%%

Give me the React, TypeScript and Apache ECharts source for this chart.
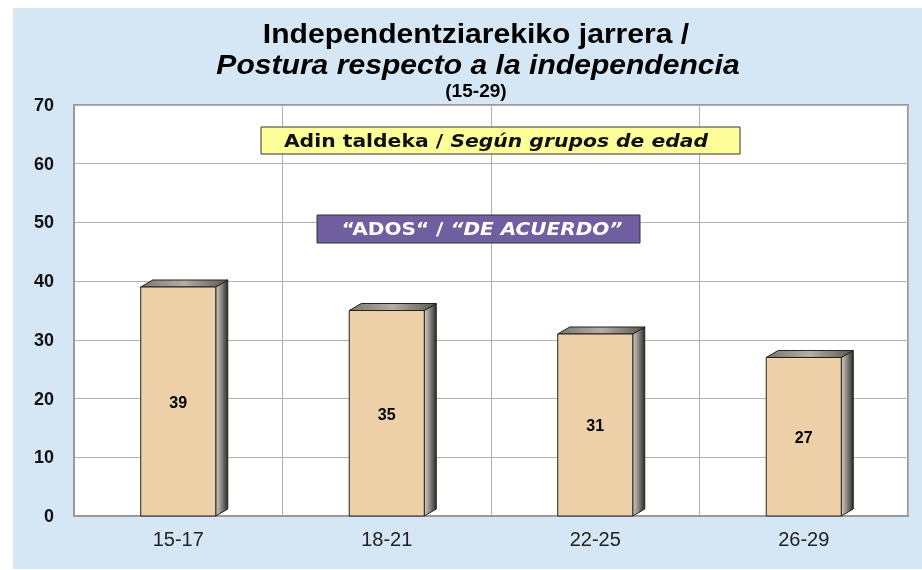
import React, { useEffect, useRef } from "react";
import * as echarts from "echarts";

const categories = ["15-17", "18-21", "22-25", "26-29"];
const values = [39, 35, 31, 27];
const yTicks = { min: 0, max: 70, interval: 10 };
const titleLines = ["Independentziarekiko jarrera /", "Postura respecto a la independencia", "(15-29)"];

export default function App() {
  const ref = useRef<HTMLDivElement>(null);
  useEffect(() => {
    if (!ref.current) return;
    const chart = echarts.init(ref.current, null, { renderer: "svg" });
    const option: any = {
      animation: false,
      backgroundColor: "transparent",
      graphic: [
        { type: "rect", z: -10, shape: { x: 13, y: 8, width: 909, height: 561 }, style: { fill: "#d5e7f5" } },
        { type: "text", x: 476, y: 20, scaleX: 1.115, style: { text: titleLines[0], x: 0, y: 0, align: "center", verticalAlign: "top", font: "bold 27px 'Liberation Sans', Arial", fill: "#000" } },
        { type: "text", x: 478, y: 51, scaleX: 1.115, style: { text: titleLines[1], x: 0, y: 0, align: "center", verticalAlign: "top", font: "italic bold 27px 'Liberation Sans', Arial", fill: "#000" } },
        { type: "text", x: 476, y: 82, scaleX: 1.06, style: { text: titleLines[2], x: 0, y: 0, align: "center", verticalAlign: "top", font: "bold 18px 'Liberation Sans', Arial", fill: "#000" } },
        { type: "rect", z: 10, shape: { x: 261, y: 127, width: 479, height: 27 }, style: { fill: "#ffff99", stroke: "#333", lineWidth: 1 } },
        {
          type: "text", z: 11, x: 496, y: 141, scaleX: 1.13,
          style: {
            text: "{a|Adin taldeka / }{b|Según grupos de edad}",
            x: 0, y: 0,
            align: "center", verticalAlign: "middle",
            rich: {
              a: { font: "bold 18px 'DejaVu Sans'", fill: "#111" },
              b: { font: "italic bold 18px 'DejaVu Sans'", fill: "#111" },
            },
          },
        },
        { type: "rect", z: 10, shape: { x: 317, y: 215, width: 323, height: 28 }, style: { fill: "#6f5fa0", stroke: "#333", lineWidth: 1 } },
        {
          type: "text", z: 11, x: 482, y: 229, scaleX: 1.18,
          style: {
            text: "{a|“ADOS“ / }{b|“DE ACUERDO”}",
            x: 0, y: 0,
            align: "center", verticalAlign: "middle",
            rich: {
              a: { font: "bold 17px 'DejaVu Sans'", fill: "#fff" },
              b: { font: "italic bold 17px 'DejaVu Sans'", fill: "#fff" },
            },
          },
        },
      ],
      grid: {
        left: 74, top: 105, right: 14, bottom: 54,
        show: true, backgroundColor: "#fff", borderColor: "#9a9a9a", borderWidth: 2,
      },
      xAxis: {
        type: "category",
        data: categories,
        axisLine: { show: true, lineStyle: { color: "#9a9a9a", width: 2 } },
        axisTick: { show: false },
        splitLine: { show: true, lineStyle: { color: "#b0b0b0", width: 1 } },
        axisLabel: { margin: 13, fontFamily: "'Liberation Sans', Arial", fontSize: 20, color: "#222" },
      },
      yAxis: {
        type: "value",
        min: yTicks.min, max: yTicks.max, interval: yTicks.interval,
        axisLine: { show: true, lineStyle: { color: "#9a9a9a", width: 2 } },
        axisTick: { show: false },
        splitLine: { show: true, lineStyle: { color: "#b0b0b0", width: 1 } },
        axisLabel: { margin: 20, fontFamily: "'Liberation Sans', Arial", fontWeight: "bold", fontSize: 18, color: "#111" },
      },
      series: [
        {
          type: "custom",
          data: values.map((v, i) => [i, v]),
          encode: { x: 0, y: 1 },
          z: 5,
          renderItem: (params: any, api: any) => {
            const idx = api.value(0);
            const val = api.value(1);
            const top = api.coord([idx, val]);
            const base = api.coord([idx, 0]);
            const band = api.size([1, 0])[0];
            const w = band * 0.36;
            const x0 = top[0] - w / 2;
            const x1 = top[0] + w / 2;
            const yT = top[1];
            const yB = base[1];
            const dx = 12, dy = 7;
            return {
              type: "group",
              children: [
                {
                  type: "polygon",
                  shape: { points: [[x1, yT], [x1 + dx, yT - dy], [x1 + dx, yB - dy], [x1, yB]] },
                  style: {
                    fill: new echarts.graphic.LinearGradient(0, 0, 1, 0, [
                      { offset: 0, color: "#d4cec4" },
                      { offset: 0.45, color: "#8e8a84" },
                      { offset: 1, color: "#2e2c2a" },
                    ]),
                    stroke: "#222", lineWidth: 1,
                  },
                },
                {
                  type: "polygon",
                  shape: { points: [[x0, yT], [x0 + dx, yT - dy], [x1 + dx, yT - dy], [x1, yT]] },
                  style: {
                    fill: new echarts.graphic.LinearGradient(0, 0, 1, 0, [
                      { offset: 0, color: "#7a766e" },
                      { offset: 0.5, color: "#b4aea4" },
                      { offset: 1, color: "#5a5650" },
                    ]),
                    stroke: "#222", lineWidth: 1,
                  },
                },
                {
                  type: "rect",
                  shape: { x: x0, y: yT, width: w, height: yB - yT },
                  style: { fill: "#edd0a8", stroke: "#222", lineWidth: 1 },
                },
                {
                  type: "text",
                  style: {
                    text: String(val),
                    x: top[0], y: (yT + yB) / 2 + 1,
                    align: "center", verticalAlign: "middle",
                    font: "bold 16px 'Liberation Sans', Arial",
                    fill: "#000",
                  },
                },
              ],
            };
          },
        },
      ],
    };
    chart.setOption(option);
    return () => chart.dispose();
  }, []);
  return <div ref={ref} style={{ position: "fixed", left: 0, top: 0, width: 922, height: 570 }} />;
}
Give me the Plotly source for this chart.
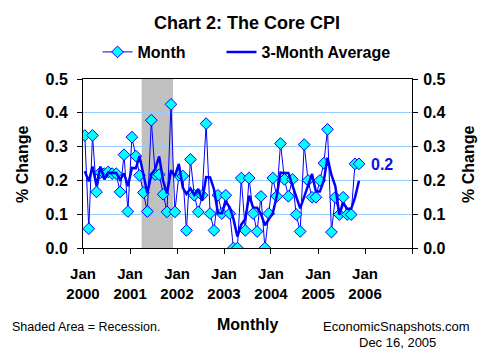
import pandas as pd
import plotly.graph_objects as go

# ---- data ----
start_month = "2000-01-01"
month_change = [
    0.333, 0.057, 0.333, 0.166, 0.223, 0.220, 0.225, 0.220, 0.220, 0.166, 0.276, 0.108,  # 2000
    0.328, 0.272, 0.215, 0.164, 0.108, 0.378, 0.217, 0.217, 0.159, 0.107, 0.425, 0.107,  # 2001
    0.215, 0.213, 0.052, 0.262, 0.156, 0.107, 0.156, 0.368, 0.102, 0.052, 0.156, 0.102,  # 2002
    0.156, 0.102, 0.000, 0.000, 0.207, 0.052, 0.207, 0.102, 0.049, 0.153, 0.000, 0.102,  # 2003
    0.207, 0.153, 0.309, 0.203, 0.153, 0.203, 0.099, 0.049, 0.306, 0.200, 0.150, 0.150,  # 2004
    0.200, 0.251, 0.351, 0.047, 0.150, 0.099, 0.150, 0.099, 0.099, 0.249, 0.249,         # 2005
]
three_month_avg = [
    0.227, 0.197, 0.241, 0.185, 0.241, 0.203, 0.223, 0.222, 0.222, 0.202, 0.221, 0.183,
    0.237, 0.236, 0.272, 0.217, 0.162, 0.217, 0.234, 0.271, 0.198, 0.161, 0.230, 0.213,
    0.249, 0.178, 0.160, 0.176, 0.157, 0.175, 0.140, 0.210, 0.209, 0.174, 0.103, 0.103,
    0.138, 0.120, 0.086, 0.034, 0.069, 0.086, 0.155, 0.120, 0.119, 0.101, 0.067, 0.085,
    0.103, 0.154, 0.223, 0.222, 0.222, 0.186, 0.152, 0.117, 0.151, 0.185, 0.219, 0.167,
    0.167, 0.200, 0.267, 0.216, 0.183, 0.099, 0.133, 0.116, 0.116, 0.149, 0.199,
]
recession_start = "2001-04-01"
recession_end = "2001-12-01"
tick_years = [2000, 2001, 2002, 2003, 2004, 2005, 2006, 2007]
y_ticks = [0.0, 0.1, 0.2, 0.3, 0.4, 0.5]
latest_label = "0.2"

dates = pd.date_range(start_month, periods=len(month_change), freq="MS") + pd.Timedelta(days=14)

FONT = "Liberation Sans, Arial, sans-serif"
BLUE = "#0000FF"

# page has an 8px body margin; figure is sized/offset to compensate
OFF = 8
W, H = 491 - OFF, 358 - OFF
PL, PR, PT, PB = 83, 412, 79, 248  # plot area in page pixels

fig = go.Figure()
fig.add_trace(go.Scatter(
    x=dates, y=month_change, name="Month", mode="lines+markers",
    line=dict(color=BLUE, width=1), legend="legend",
    marker=dict(symbol="diamond", size=9, color="#00FFFF", line=dict(color=BLUE, width=1)),
))
fig.add_trace(go.Scatter(
    x=dates, y=three_month_avg, name="3-Month Average", mode="lines",
    line=dict(color=BLUE, width=2.5), legend="legend2",
))
# invisible trace to drive the right-hand axis
fig.add_trace(go.Scatter(x=dates[:1], y=month_change[:1], yaxis="y2", mode="markers",
                         marker=dict(opacity=0), showlegend=False, hoverinfo="skip"))

fig.add_shape(type="rect", xref="x", yref="y", x0=recession_start, x1=recession_end,
              y0=0, y1=0.5, fillcolor="#C0C0C0", line=dict(width=0), layer="below")

tickvals = [f"{y}-01-01" for y in tick_years]
ticktext = [f"Jan<br>{y}" if y < 2007 else "" for y in tick_years]
ytext = [f"{v:.1f}" for v in y_ticks]

legend_common = dict(orientation="h", xanchor="left", y=(PB - 52) / (PB - PT), yanchor="middle",
                     font=dict(size=16, weight="bold", family=FONT), bgcolor="rgba(0,0,0,0)")

fig.update_layout(
    width=W, height=H,
    margin=dict(l=PL - OFF, r=W - (PR - OFF), t=PT - OFF, b=H - (PB - OFF), autoexpand=False),
    paper_bgcolor="white", plot_bgcolor="white",
    font=dict(family=FONT, color="black"),
    title=dict(text="Chart 2: The Core CPI", x=(247 - OFF) / W, xanchor="center",
               y=1 - (23 - OFF) / H, yanchor="middle",
               font=dict(size=18, weight="bold", family=FONT)),
    legend=dict(x=(97.5 - PL) / (PR - PL), **legend_common),
    legend2=dict(x=(221.5 - PL) / (PR - PL), **legend_common),
    xaxis=dict(
        type="date", range=["2000-01-01", "2007-01-01"], automargin=False,
        tickmode="array", tickvals=tickvals, ticktext=ticktext,
        ticks="outside", ticklen=5, tickcolor="black", ticklabelstandoff=7,
        showline=True, linecolor="black", linewidth=1, mirror=True,
        showgrid=False, zeroline=False,
        tickfont=dict(size=15, weight="bold", family=FONT),
    ),
    yaxis=dict(
        range=[0, 0.5], tickmode="array", tickvals=y_ticks, ticktext=ytext, automargin=False,
        ticks="outside", ticklen=5, tickcolor="black", ticklabelstandoff=6,
        showline=True, linecolor="black", linewidth=1, mirror=True,
        showgrid=True, gridcolor="#99CCFF", gridwidth=1, zeroline=False,
        tickfont=dict(size=16, weight="bold", family=FONT),
    ),
    yaxis2=dict(
        range=[0, 0.5], overlaying="y", side="right", tickmode="array", automargin=False,
        tickvals=y_ticks, ticktext=ytext, ticks="outside", ticklen=5, tickcolor="black",
        ticklabelstandoff=2,
        showgrid=False, zeroline=False, showline=False,
        tickfont=dict(size=16, weight="bold", family=FONT),
    ),
    showlegend=True,
)

ann = [
    dict(text="% Change", x=22, y=165, textangle=-90, font=dict(size=16, weight="bold")),
    dict(text="% Change", x=468, y=165, textangle=-90, font=dict(size=16, weight="bold")),
    dict(text="Monthly", x=247, y=324, font=dict(size=16, weight="bold")),
    dict(text="Shaded Area = Recession.", x=10, y=327, xanchor="left", font=dict(size=12.5)),
    dict(text="EconomicSnapshots.com", x=396, y=326, font=dict(size=13)),
    dict(text="Dec 16, 2005", x=397, y=342, font=dict(size=13)),
]
for a in ann:
    fig.add_annotation(
        text=a["text"], xref="paper", yref="paper",
        x=(a["x"] - PL) / (PR - PL), y=(PB - a["y"]) / (PB - PT),
        xanchor=a.get("xanchor", "center"), yanchor="middle",
        textangle=a.get("textangle", 0), showarrow=False,
        font=dict(family=FONT, color="black", **a["font"]),
    )
fig.add_annotation(text=latest_label, xref="paper", yref="paper",
                   x=(369 - PL) / (PR - PL), y=(PB - 164) / (PB - PT), xanchor="left", yanchor="middle",
                   showarrow=False, font=dict(family=FONT, size=16, weight="bold", color="#1010E0"))

fig.write_html("out.html")
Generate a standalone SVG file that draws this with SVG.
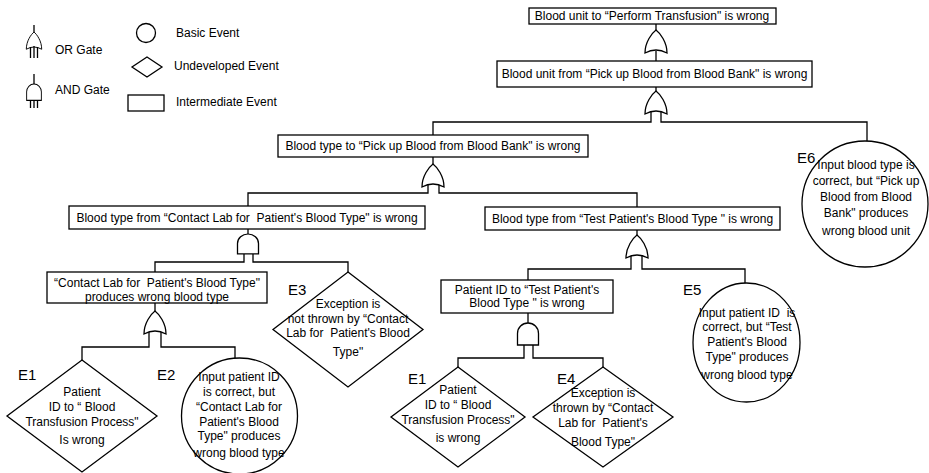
<svg xmlns="http://www.w3.org/2000/svg" xmlns:xlink="http://www.w3.org/1999/xlink" width="929" height="473" viewBox="0 0 929 473">
<style>
.s{fill:#fff;stroke:#000;stroke-width:1.3}
.c{fill:none;stroke:#000;stroke-width:1.3}
.t{font-family:"Liberation Sans",Arial,sans-serif;font-size:12px;fill:#000;text-anchor:middle}
.l{font-family:"Liberation Sans",Arial,sans-serif;font-size:12px;fill:#000}
.e{font-family:"Liberation Sans",Arial,sans-serif;font-size:15px;fill:#000}
</style>
<defs>
<path id="or" d="M0,0 C4,3 11,12 11,23 Q0,17 -11,23 C-11,12 -4,3 0,0 Z"/>
<path id="and" d="M-10.5,21 V10 A10.5,10 0 0 1 10.5,10 V21 Z"/>
</defs>
<rect width="929" height="473" fill="#fff"/>

<g id="legend">
<line class="c" x1="34" y1="25" x2="34" y2="32"/>
<use href="#or" class="s" transform="translate(34,32) scale(0.7,0.75)"/>
<path class="c" d="M30.5,47 V58 M34,46 V58 M37.5,47 V58"/>
<text class="l" x="55" y="54">OR Gate</text>
<line class="c" x1="34" y1="74" x2="34" y2="84"/>
<use href="#and" class="s" transform="translate(34,84) scale(0.7,0.78)"/>
<path class="c" d="M30.5,100 V108 M34,100 V108 M37.5,100 V108"/>
<text class="l" x="55" y="94">AND Gate</text>
<circle class="s" cx="146" cy="33" r="9.5"/>
<text class="l" x="176" y="37">Basic Event</text>
<polygon class="s" points="147,57 162,67 147,77 132,67"/>
<text class="l" x="174" y="70">Undeveloped Event</text>
<rect class="s" x="128" y="95" width="36" height="16"/>
<text class="l" x="176" y="106">Intermediate Event</text>
</g>

<g id="connectors">
<path class="c" d="M656,24 V31"/>
<path class="c" d="M656,51 V61"/>
<path class="c" d="M656,87 V92"/>
<path class="c" d="M651,112 V122 H433 V135"/>
<path class="c" d="M661,112 V122 H867 V141"/>
<path class="c" d="M433,157 V165"/>
<path class="c" d="M428,185 V193 H248 V206"/>
<path class="c" d="M439,185 V193 H637 V207"/>
<path class="c" d="M248,229 V235"/>
<path class="c" d="M244,254 V262 H155 V272"/>
<path class="c" d="M253,254 V262 H348 V272"/>
<path class="c" d="M155,303 V312"/>
<path class="c" d="M149,332 V347 H82 V360"/>
<path class="c" d="M161,332 V347 H235 V358"/>
<path class="c" d="M637,230 V236"/>
<path class="c" d="M631,256 V269 H528 V280"/>
<path class="c" d="M642,256 V269 H745 V283"/>
<path class="c" d="M528,313 V323"/>
<path class="c" d="M524,344 V358 H458 V367"/>
<path class="c" d="M533,344 V358 H603 V367"/>
</g>

<g id="gates">
<use id="g1" href="#or" class="s" transform="translate(656,30)"/>
<use id="g2" href="#or" class="s" transform="translate(656,91)"/>
<use id="g3" href="#or" class="s" transform="translate(433,164)"/>
<use id="g4" href="#or" class="s" transform="translate(637,235)"/>
<use id="g5" href="#or" class="s" transform="translate(155,311)"/>
<use id="a1" href="#and" class="s" transform="translate(248,234) scale(1,0.95)"/>
<use id="a2" href="#and" class="s" transform="translate(528,323) scale(1,1.05)"/>
</g>

<g id="top">
<rect class="s" x="529" y="8" width="247" height="16"/>
<text class="t" x="652" y="20">Blood unit to “Perform Transfusion" is wrong</text>
</g>
<g id="box2">
<rect class="s" x="497" y="61" width="315" height="26"/>
<text class="t" x="654.5" y="78">Blood unit from “Pick up Blood from Blood Bank" is wrong</text>
</g>
<g id="box3">
<rect class="s" x="278" y="135" width="310" height="22"/>
<text class="t" x="433" y="150">Blood type to “Pick up Blood from Blood Bank" is wrong</text>
</g>
<g id="box4">
<rect class="s" x="69" y="206" width="356" height="23"/>
<text class="t" x="247" y="222" xml:space="preserve">Blood type from “Contact Lab for  Patient's Blood Type" is wrong</text>
</g>
<g id="box5">
<rect class="s" x="485" y="207" width="295" height="23"/>
<text class="t" x="632.5" y="223">Blood type from “Test Patient's Blood Type " is wrong</text>
</g>
<g id="box6">
<rect class="s" x="441" y="280" width="172" height="33"/>
<text class="t" x="527" y="294">Patient ID to “Test Patient's</text>
<text class="t" x="527" y="307">Blood Type " is wrong</text>
</g>
<g id="box7">
<rect class="s" x="47" y="272" width="220" height="31"/>
<text class="t" x="157" y="287" xml:space="preserve">“Contact Lab for  Patient's Blood Type"</text>
<text class="t" x="157" y="301">produces wrong blood type</text>
</g>

<g id="E6">
<circle class="s" cx="865" cy="204" r="63"/>
<text class="e" x="797" y="163">E6</text>
<text class="t" x="866" y="169">Input blood type is</text>
<text class="t" x="866" y="185">correct, but “Pick up</text>
<text class="t" x="866" y="201">Blood from Blood</text>
<text class="t" x="866" y="217">Bank" produces</text>
<text class="t" x="866" y="235">wrong blood unit</text>
</g>
<g id="E5">
<ellipse class="s" cx="746.5" cy="342.5" rx="53.5" ry="59.5"/>
<text class="e" x="683" y="295">E5</text>
<text class="t" x="747" y="317" xml:space="preserve">Input patient ID  is</text>
<text class="t" x="747" y="331">correct, but “Test</text>
<text class="t" x="747" y="346">Patient's Blood</text>
<text class="t" x="747" y="361">Type" produces</text>
<text class="t" x="747" y="379">wrong blood type</text>
</g>
<g id="E3">
<polygon class="s" points="348,272 423,329.5 348,387 273,329.5"/>
<text class="e" x="288" y="295">E3</text>
<text class="t" x="348" y="308">Exception is</text>
<text class="t" x="348" y="323">not thrown by “Contact</text>
<text class="t" x="348" y="337" xml:space="preserve">Lab for  Patient's Blood</text>
<text class="t" x="348" y="356">Type"</text>
</g>
<g id="E1a">
<polygon class="s" points="82,360 157,416 82,472 7,416"/>
<text class="e" x="18" y="380">E1</text>
<text class="t" x="82" y="396">Patient</text>
<text class="t" x="82" y="411">ID to “ Blood</text>
<text class="t" x="82" y="426">Transfusion Process"</text>
<text class="t" x="82" y="444">Is wrong</text>
</g>
<g id="E2">
<circle class="s" cx="239.5" cy="416" r="58"/>
<text class="e" x="157" y="380">E2</text>
<text class="t" x="239" y="381">Input patient ID</text>
<text class="t" x="239" y="396">is correct, but</text>
<text class="t" x="239" y="411">“Contact Lab for</text>
<text class="t" x="239" y="426">Patient's Blood</text>
<text class="t" x="239" y="440">Type" produces</text>
<text class="t" x="239" y="457">wrong blood type</text>
</g>
<g id="E1b">
<polygon class="s" points="458,367 525,417 458,467 391,417"/>
<text class="e" x="408" y="384">E1</text>
<text class="t" x="458" y="394">Patient</text>
<text class="t" x="458" y="409">ID to “ Blood</text>
<text class="t" x="458" y="424">Transfusion Process"</text>
<text class="t" x="458" y="442">is wrong</text>
</g>
<g id="E4">
<polygon class="s" points="603,367 673,417 603,467 533,417"/>
<text class="e" x="557" y="384">E4</text>
<text class="t" x="603" y="397">Exception is</text>
<text class="t" x="603" y="412">thrown by “Contact</text>
<text class="t" x="603" y="427" xml:space="preserve">Lab for  Patient's</text>
<text class="t" x="603" y="446">Blood Type"</text>
</g>
</svg>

%%

** Exercise prompt **
From the first line of the entries above down to the line holding "respecto a la", quote each line exactly and nothing else, skipping pictures.

** Output **
Give me the React, TypeScript and Apache ECharts source for this chart.
import React, { useEffect, useRef } from "react";
import * as echarts from "echarts";

const categories = ["15-17", "18-21", "22-25", "26-29"];
const values = [39, 35, 31, 27];
const yTicks = { min: 0, max: 70, interval: 10 };
const titleLines = ["Independentziarekiko jarrera /", "Postura respecto a la independencia", "(15-29)"];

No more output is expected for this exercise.